What you should do - Word for word, restate the lines from the start of the data below through the line containing "from matplotlib.colors import to_rgb".

Information provided -
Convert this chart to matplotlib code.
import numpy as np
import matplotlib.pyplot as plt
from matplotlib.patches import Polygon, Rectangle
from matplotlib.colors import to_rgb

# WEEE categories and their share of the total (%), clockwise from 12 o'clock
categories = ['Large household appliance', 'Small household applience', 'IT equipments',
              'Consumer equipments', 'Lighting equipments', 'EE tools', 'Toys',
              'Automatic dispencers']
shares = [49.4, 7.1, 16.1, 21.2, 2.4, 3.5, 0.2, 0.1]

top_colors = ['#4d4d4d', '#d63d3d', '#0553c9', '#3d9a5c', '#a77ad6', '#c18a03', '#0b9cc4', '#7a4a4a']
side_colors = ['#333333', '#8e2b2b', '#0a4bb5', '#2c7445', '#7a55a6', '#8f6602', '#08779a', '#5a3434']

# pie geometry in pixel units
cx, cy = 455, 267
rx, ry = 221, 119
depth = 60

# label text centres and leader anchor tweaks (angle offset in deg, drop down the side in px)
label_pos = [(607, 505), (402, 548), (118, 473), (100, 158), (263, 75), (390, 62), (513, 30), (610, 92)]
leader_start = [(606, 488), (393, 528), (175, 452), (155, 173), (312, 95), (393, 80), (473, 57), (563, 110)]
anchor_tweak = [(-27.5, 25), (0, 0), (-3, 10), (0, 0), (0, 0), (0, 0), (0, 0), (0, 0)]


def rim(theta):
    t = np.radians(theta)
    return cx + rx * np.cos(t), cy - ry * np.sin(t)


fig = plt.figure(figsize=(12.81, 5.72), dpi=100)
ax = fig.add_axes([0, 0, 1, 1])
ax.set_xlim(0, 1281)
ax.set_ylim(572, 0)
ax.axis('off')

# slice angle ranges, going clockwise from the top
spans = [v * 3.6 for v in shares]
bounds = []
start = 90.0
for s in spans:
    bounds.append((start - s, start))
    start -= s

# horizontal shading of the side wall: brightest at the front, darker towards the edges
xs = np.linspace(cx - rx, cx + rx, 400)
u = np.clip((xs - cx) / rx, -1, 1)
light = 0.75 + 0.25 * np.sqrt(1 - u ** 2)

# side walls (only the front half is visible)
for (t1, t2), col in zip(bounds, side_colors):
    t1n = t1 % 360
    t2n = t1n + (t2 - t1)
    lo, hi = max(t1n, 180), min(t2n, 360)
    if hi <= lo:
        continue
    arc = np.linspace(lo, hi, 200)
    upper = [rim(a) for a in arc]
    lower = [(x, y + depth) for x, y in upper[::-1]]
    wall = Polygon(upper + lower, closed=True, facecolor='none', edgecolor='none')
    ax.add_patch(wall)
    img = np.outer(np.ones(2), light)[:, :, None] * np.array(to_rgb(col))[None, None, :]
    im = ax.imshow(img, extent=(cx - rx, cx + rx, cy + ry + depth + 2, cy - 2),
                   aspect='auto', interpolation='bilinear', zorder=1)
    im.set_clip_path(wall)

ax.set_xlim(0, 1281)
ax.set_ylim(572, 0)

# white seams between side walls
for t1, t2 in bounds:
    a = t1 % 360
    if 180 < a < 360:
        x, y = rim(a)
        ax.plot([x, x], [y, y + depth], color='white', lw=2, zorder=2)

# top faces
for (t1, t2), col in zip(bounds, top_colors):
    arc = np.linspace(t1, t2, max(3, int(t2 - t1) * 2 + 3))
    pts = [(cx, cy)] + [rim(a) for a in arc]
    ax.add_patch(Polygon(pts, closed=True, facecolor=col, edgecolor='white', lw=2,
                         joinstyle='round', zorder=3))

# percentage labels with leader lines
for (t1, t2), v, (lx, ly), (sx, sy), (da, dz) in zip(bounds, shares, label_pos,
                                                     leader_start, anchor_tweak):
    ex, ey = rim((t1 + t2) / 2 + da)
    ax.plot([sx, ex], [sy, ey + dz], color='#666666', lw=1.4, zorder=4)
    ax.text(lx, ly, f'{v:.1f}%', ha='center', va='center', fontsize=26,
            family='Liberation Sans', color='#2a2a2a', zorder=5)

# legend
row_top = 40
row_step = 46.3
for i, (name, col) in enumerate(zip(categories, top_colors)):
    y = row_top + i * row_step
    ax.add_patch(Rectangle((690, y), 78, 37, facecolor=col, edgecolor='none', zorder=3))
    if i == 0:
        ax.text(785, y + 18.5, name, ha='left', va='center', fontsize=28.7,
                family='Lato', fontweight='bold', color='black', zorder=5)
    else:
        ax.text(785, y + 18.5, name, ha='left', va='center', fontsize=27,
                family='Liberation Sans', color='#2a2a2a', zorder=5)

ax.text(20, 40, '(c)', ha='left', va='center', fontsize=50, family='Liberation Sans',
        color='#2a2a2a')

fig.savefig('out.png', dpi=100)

Solution for this task -
Convert this chart to matplotlib code.
import numpy as np
import matplotlib.pyplot as plt
from matplotlib.patches import Polygon, Rectangle
from matplotlib.colors import to_rgb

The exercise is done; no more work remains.